山田:天職だったらいいなとは思います。でも、進学・就職と環境が変わっていく友人達をみていると、自分は変わらずこのままでいいのかな? という思いも。きっといろんなことを知る努力や、価値観にふれる機会を自分で意識してつくらないといけないんじゃないかなという焦りはあります。このままだと、すごくせまい範囲しか知らない人になってしまう気がするので。いつか留学をして、がらっと環境を変えてみたりするのもしてみたいですけれど、今は仕事が一番なので、まだ先の話になりそうです。

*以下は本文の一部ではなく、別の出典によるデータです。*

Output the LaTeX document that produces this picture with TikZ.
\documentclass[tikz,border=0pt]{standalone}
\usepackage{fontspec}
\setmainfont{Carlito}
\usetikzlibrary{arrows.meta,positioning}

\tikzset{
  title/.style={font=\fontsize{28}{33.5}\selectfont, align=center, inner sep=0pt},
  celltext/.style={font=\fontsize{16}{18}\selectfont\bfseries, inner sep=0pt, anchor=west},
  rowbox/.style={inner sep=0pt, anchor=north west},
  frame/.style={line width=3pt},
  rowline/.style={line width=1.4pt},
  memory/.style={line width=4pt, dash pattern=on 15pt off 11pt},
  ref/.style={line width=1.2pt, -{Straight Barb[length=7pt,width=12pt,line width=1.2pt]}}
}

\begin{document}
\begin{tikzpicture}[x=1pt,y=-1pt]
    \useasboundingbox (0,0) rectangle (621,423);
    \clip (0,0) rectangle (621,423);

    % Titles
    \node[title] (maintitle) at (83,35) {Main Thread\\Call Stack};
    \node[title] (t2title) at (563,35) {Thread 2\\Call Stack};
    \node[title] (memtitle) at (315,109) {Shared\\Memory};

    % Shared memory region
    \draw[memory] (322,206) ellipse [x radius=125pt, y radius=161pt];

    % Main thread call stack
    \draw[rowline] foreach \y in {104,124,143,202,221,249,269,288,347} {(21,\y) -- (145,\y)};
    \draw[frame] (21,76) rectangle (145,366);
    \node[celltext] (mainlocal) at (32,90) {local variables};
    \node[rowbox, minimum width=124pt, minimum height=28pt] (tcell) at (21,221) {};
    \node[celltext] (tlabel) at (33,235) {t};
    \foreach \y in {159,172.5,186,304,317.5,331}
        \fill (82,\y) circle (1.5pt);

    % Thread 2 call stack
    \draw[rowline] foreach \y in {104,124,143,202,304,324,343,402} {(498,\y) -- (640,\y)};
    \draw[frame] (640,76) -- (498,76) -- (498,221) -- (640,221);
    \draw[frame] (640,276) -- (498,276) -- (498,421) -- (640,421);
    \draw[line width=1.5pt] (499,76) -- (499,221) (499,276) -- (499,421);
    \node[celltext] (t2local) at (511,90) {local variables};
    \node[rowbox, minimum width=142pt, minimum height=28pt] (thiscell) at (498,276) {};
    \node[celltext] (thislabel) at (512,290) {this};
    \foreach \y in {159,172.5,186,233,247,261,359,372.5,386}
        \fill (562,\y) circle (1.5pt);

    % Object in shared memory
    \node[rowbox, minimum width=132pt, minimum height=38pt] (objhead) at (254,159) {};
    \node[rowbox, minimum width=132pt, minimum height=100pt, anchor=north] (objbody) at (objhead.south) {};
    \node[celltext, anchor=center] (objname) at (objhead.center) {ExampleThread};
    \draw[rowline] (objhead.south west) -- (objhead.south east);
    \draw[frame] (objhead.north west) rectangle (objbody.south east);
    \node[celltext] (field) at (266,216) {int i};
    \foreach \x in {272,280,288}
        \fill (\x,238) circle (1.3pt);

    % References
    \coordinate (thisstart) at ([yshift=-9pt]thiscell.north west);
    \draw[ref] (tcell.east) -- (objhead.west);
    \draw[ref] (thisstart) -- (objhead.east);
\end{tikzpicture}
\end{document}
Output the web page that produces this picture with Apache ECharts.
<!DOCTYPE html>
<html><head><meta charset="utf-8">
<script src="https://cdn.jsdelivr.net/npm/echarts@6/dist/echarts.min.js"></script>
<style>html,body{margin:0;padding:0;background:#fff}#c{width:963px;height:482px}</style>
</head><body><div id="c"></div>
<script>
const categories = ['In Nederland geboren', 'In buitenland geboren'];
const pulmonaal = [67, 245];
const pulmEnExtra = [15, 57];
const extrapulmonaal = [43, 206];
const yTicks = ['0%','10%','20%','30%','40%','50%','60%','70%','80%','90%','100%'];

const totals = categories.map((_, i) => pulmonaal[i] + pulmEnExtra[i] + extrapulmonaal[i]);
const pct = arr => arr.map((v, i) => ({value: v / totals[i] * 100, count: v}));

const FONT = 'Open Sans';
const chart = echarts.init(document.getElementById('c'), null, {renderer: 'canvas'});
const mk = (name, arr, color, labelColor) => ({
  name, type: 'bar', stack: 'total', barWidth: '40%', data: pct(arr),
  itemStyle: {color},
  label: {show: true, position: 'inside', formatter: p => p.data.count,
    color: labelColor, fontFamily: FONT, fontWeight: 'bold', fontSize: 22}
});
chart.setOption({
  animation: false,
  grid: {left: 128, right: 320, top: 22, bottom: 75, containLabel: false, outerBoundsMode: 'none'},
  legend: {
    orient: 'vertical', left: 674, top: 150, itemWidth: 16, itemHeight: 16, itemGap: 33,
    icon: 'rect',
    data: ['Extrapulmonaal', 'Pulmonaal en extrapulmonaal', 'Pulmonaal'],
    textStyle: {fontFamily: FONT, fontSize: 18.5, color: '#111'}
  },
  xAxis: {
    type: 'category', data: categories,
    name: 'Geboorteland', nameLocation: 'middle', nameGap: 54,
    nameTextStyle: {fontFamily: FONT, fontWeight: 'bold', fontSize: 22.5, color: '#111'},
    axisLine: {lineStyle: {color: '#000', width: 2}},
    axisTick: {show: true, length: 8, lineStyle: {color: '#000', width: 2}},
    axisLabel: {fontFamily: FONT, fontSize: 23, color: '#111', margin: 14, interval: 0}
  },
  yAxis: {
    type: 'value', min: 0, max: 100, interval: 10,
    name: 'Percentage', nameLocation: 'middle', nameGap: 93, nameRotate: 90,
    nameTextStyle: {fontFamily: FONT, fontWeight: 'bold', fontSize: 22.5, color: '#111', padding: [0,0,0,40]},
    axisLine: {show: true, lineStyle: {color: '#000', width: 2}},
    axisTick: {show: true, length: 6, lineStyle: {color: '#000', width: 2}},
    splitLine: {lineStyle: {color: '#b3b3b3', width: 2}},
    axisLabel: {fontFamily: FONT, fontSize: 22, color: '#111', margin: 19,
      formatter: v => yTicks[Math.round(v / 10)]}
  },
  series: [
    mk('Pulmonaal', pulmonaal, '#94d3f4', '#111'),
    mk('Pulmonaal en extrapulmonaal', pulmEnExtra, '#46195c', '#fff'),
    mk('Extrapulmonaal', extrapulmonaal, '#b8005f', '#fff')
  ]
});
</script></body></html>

――ご両親からは、そのあたり何かアドバイスがあったりしますか?
山田:両親は、本当は割と保守的な考えだと思うのですが、何も言わずに応援してくれています。今ではひとり暮らしも4年目に突入して、1人の大人として、自分の人生なんだから自分で決めて生きていかないといけないなとは、益々実感しています。やっぱり、自分のお金だけで生活するようになったことが大きくって。色々価値観が変わった数年間でした。好きな時間に好きなものを食べたり、多少片付けをさぼっても誰にも言われないとか、最初は自分のペースで生活できるのって「なんて楽なんだろう」って思っていたんです。でも体調を崩したときなんか、1人じゃどうにもならないじゃないですか、最近では少しさみしいなって思うことも増えてきましたね。
――誰かが一緒にいてくれたほうがいいなと思ったり?
山田:まだマイペースで過ごす時間も捨てがたいので(笑)。実家にも帰ろうと思えばすぐに帰れますし、会いたいときにすぐ会える距離にいるとわかっているだけで充分です。

山田杏奈(やまだ・あんな)
2001年1月8日。埼玉県出身。2011年に開催された「ちゃおガール☆2011 オーディション」でグランプリを受賞しデビュー。2018年『ミスミソウ』で映画初主演。2019年『小さな恋のうた』第41回ヨコハマ映画祭最優秀新人賞受賞。2020年ドラマ『荒ぶる季節の乙女どもよ。』でW主演、2021年ドラマ『書けないッ⁉~脚本家 吉丸圭佑の筋書きのない生活~』、2022年『17才の帝国』『未来への10カウント』など話題作に出演。映画は2020年『ジオラマボーイ・パノラマガール』、2021年『樹海村』『ひらいて』に主演、『名もなき世界のエンドロール』『彼女が好きなものは』にヒロイン役で出演など。